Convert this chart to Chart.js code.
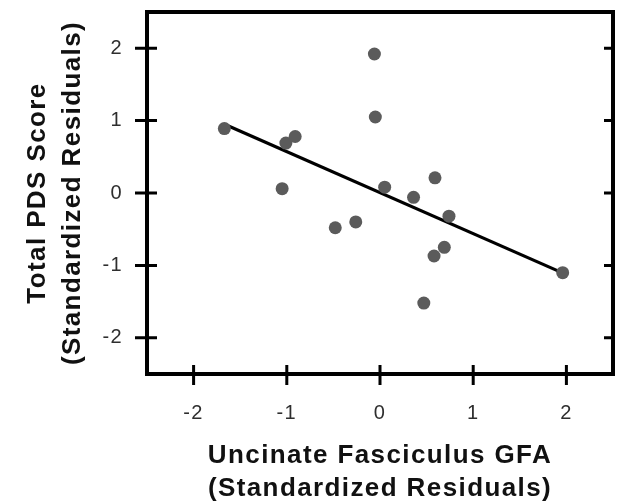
<!DOCTYPE html>
<html>
<head>
<meta charset="utf-8">
<script src="https://cdn.jsdelivr.net/npm/chart.js@4/dist/chart.umd.min.js"></script>
<style>
  html, body { margin: 0; padding: 0; background: #fff; }
  #wrap { width: 621px; height: 503px; position: relative; }
</style>
</head>
<body>
<div id="wrap"><canvas id="gfa-chart"></canvas></div>
<script>
// Standardized residuals for each subject
const gfaResiduals = [-1.67, -1.01, -0.91, -1.05, -0.06, -0.05, -0.48, -0.26, 0.05, 0.36, 0.59, 0.74, 0.69, 0.58, 0.47, 1.96];
const pdsResiduals = [0.89, 0.69, 0.78, 0.06, 1.92, 1.05, -0.48, -0.40, 0.08, -0.06, 0.21, -0.32, -0.75, -0.87, -1.52, -1.10];

// Fitted regression line end points
const fitX = [-1.65, 1.97];
const fitY = [0.94, -1.11];

const tickValues = [-2, -1, 0, 1, 2];

const xTitle = ['Uncinate Fasciculus GFA', '(Standardized Residuals)'];
const yTitle = ['Total PDS Score', '(Standardized Residuals)'];

const FONT = "'Liberation Sans', Arial, sans-serif";

// Slightly wider lettering for all chart text
const spacingPlugin = {
    id: 'spacing',
    beforeDraw(chart) {
        chart.ctx.letterSpacing = '1.4px';
    }
};

// Thick box around the plot with ticks crossing the left and bottom edges
const framePlugin = {
    id: 'frame',
    afterDraw(chart) {
        const { ctx, chartArea: a, scales } = chart;
        ctx.save();
        ctx.strokeStyle = '#000';
        ctx.lineCap = 'butt';

        ctx.lineWidth = 3;
        ctx.beginPath();
        tickValues.forEach(v => {
            const px = scales.x.getPixelForValue(v);
            ctx.moveTo(px, a.bottom - 9);
            ctx.lineTo(px, a.bottom + 11);
            const py = scales.y.getPixelForValue(v);
            ctx.moveTo(a.left - 12, py);
            ctx.lineTo(a.left + 10, py);
            ctx.moveTo(a.right - 9, py);
            ctx.lineTo(a.right, py);
        });
        ctx.stroke();

        ctx.lineWidth = 4;
        ctx.lineJoin = 'miter';
        ctx.strokeRect(a.left, a.top, a.right - a.left, a.bottom - a.top);
        ctx.restore();
    }
};

const ctx = document.getElementById('gfa-chart').getContext('2d');
const points = gfaResiduals.map((x, i) => ({ x: x, y: pdsResiduals[i] }));
const fitLine = fitX.map((x, i) => ({ x: x, y: fitY[i] }));

new Chart(ctx, {
    type: 'scatter',
    data: {
        datasets: [
            {
                data: fitLine,
                showLine: true,
                borderColor: '#000',
                borderWidth: 3.2,
                pointRadius: 0,
                order: 2
            },
            {
                data: points,
                backgroundColor: '#5b5b5b',
                borderWidth: 0,
                pointRadius: 6.5,
                order: 1
            }
        ]
    },
    options: {
        responsive: true,
        maintainAspectRatio: false,
        animation: false,
        layout: { padding: { top: 11, right: 8, left: 0, bottom: 0 } },
        plugins: {
            legend: { display: false },
            tooltip: { enabled: false }
        },
        scales: {
            x: {
                type: 'linear',
                min: -2.5,
                max: 2.5,
                afterBuildTicks: s => { s.ticks = tickValues.map(v => ({ value: v })); },
                afterFit: s => { s.height = 129; },
                grid: { display: false, drawTicks: true, tickLength: 27 },
                border: { display: false },
                ticks: {
                    padding: 0,
                    color: '#2e2e2e',
                    font: { family: FONT, size: 20 }
                },
                title: {
                    display: true,
                    text: xTitle,
                    color: '#111',
                    padding: { top: 0, bottom: -2 },
                    font: { family: FONT, size: 26, weight: 'bold', lineHeight: 1.25 }
                }
            },
            y: {
                type: 'linear',
                min: -2.5,
                max: 2.5,
                afterBuildTicks: s => { s.ticks = tickValues.map(v => ({ value: v })); },
                afterFit: s => { s.width = 147; },
                grid: { display: false, drawTicks: true, tickLength: 24 },
                border: { display: false },
                ticks: {
                    padding: 0,
                    color: '#2e2e2e',
                    font: { family: FONT, size: 20 }
                },
                title: {
                    display: true,
                    text: yTitle,
                    color: '#111',
                    padding: { top: 20, bottom: 0 },
                    font: { family: FONT, size: 26, weight: 'bold', lineHeight: 1.35 }
                }
            }
        }
    },
    plugins: [spacingPlugin, framePlugin]
});
</script>
</body>
</html>
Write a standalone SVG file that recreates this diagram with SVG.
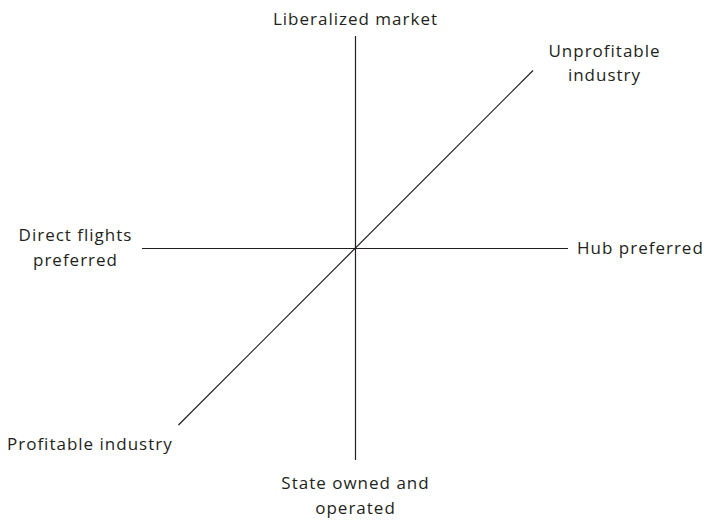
<svg xmlns="http://www.w3.org/2000/svg" width="704" height="520" viewBox="0 0 704 520">
<style>
.lbl{font-family:"Open Sans","Noto Sans",sans-serif;font-size:17px;letter-spacing:1px;fill:#231f20}
.ax{stroke:#231f20;stroke-width:1.2;fill:none}
</style>
<rect width="704" height="520" fill="#fff"/>
<g id="connectors">
<line class="ax" x1="355.5" y1="36" x2="355.5" y2="460"/>
<line class="ax" x1="142" y1="248.5" x2="568" y2="248.5"/>
<line class="ax" x1="178.5" y1="425" x2="533" y2="70.5"/>
</g>
<g id="liberalized"><text class="lbl" x="355.5" y="25" text-anchor="middle">Liberalized market</text></g>
<g id="unprofitable"><text class="lbl" x="604.5" y="57" text-anchor="middle">Unprofitable</text><text class="lbl" x="604.5" y="81" text-anchor="middle">industry</text></g>
<g id="hub"><text class="lbl" x="577" y="253.5">Hub preferred</text></g>
<g id="direct"><text class="lbl" x="75.5" y="241" text-anchor="middle">Direct flights</text><text class="lbl" x="75.5" y="266" text-anchor="middle">preferred</text></g>
<g id="profitable"><text class="lbl" x="7" y="449.5">Profitable industry</text></g>
<g id="state"><text class="lbl" x="355.5" y="489" text-anchor="middle">State owned and</text><text class="lbl" x="355.5" y="514" text-anchor="middle">operated</text></g>
</svg>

■ **Given exercise**
Without the pictures, repeat exactly the lines running from the line containing "Write a standalone" through the end of the data, both ends included.

■ **Solution to this task**
Write a standalone SVG file that recreates this diagram with SVG.
<svg xmlns="http://www.w3.org/2000/svg" width="704" height="520" viewBox="0 0 704 520">
<style>
.lbl{font-family:"Open Sans","Noto Sans",sans-serif;font-size:17px;letter-spacing:1px;fill:#231f20}
.ax{stroke:#231f20;stroke-width:1.2;fill:none}
</style>
<rect width="704" height="520" fill="#fff"/>
<g id="connectors">
<line class="ax" x1="355.5" y1="36" x2="355.5" y2="460"/>
<line class="ax" x1="142" y1="248.5" x2="568" y2="248.5"/>
<line class="ax" x1="178.5" y1="425" x2="533" y2="70.5"/>
</g>
<g id="liberalized"><text class="lbl" x="355.5" y="25" text-anchor="middle">Liberalized market</text></g>
<g id="unprofitable"><text class="lbl" x="604.5" y="57" text-anchor="middle">Unprofitable</text><text class="lbl" x="604.5" y="81" text-anchor="middle">industry</text></g>
<g id="hub"><text class="lbl" x="577" y="253.5">Hub preferred</text></g>
<g id="direct"><text class="lbl" x="75.5" y="241" text-anchor="middle">Direct flights</text><text class="lbl" x="75.5" y="266" text-anchor="middle">preferred</text></g>
<g id="profitable"><text class="lbl" x="7" y="449.5">Profitable industry</text></g>
<g id="state"><text class="lbl" x="355.5" y="489" text-anchor="middle">State owned and</text><text class="lbl" x="355.5" y="514" text-anchor="middle">operated</text></g>
</svg>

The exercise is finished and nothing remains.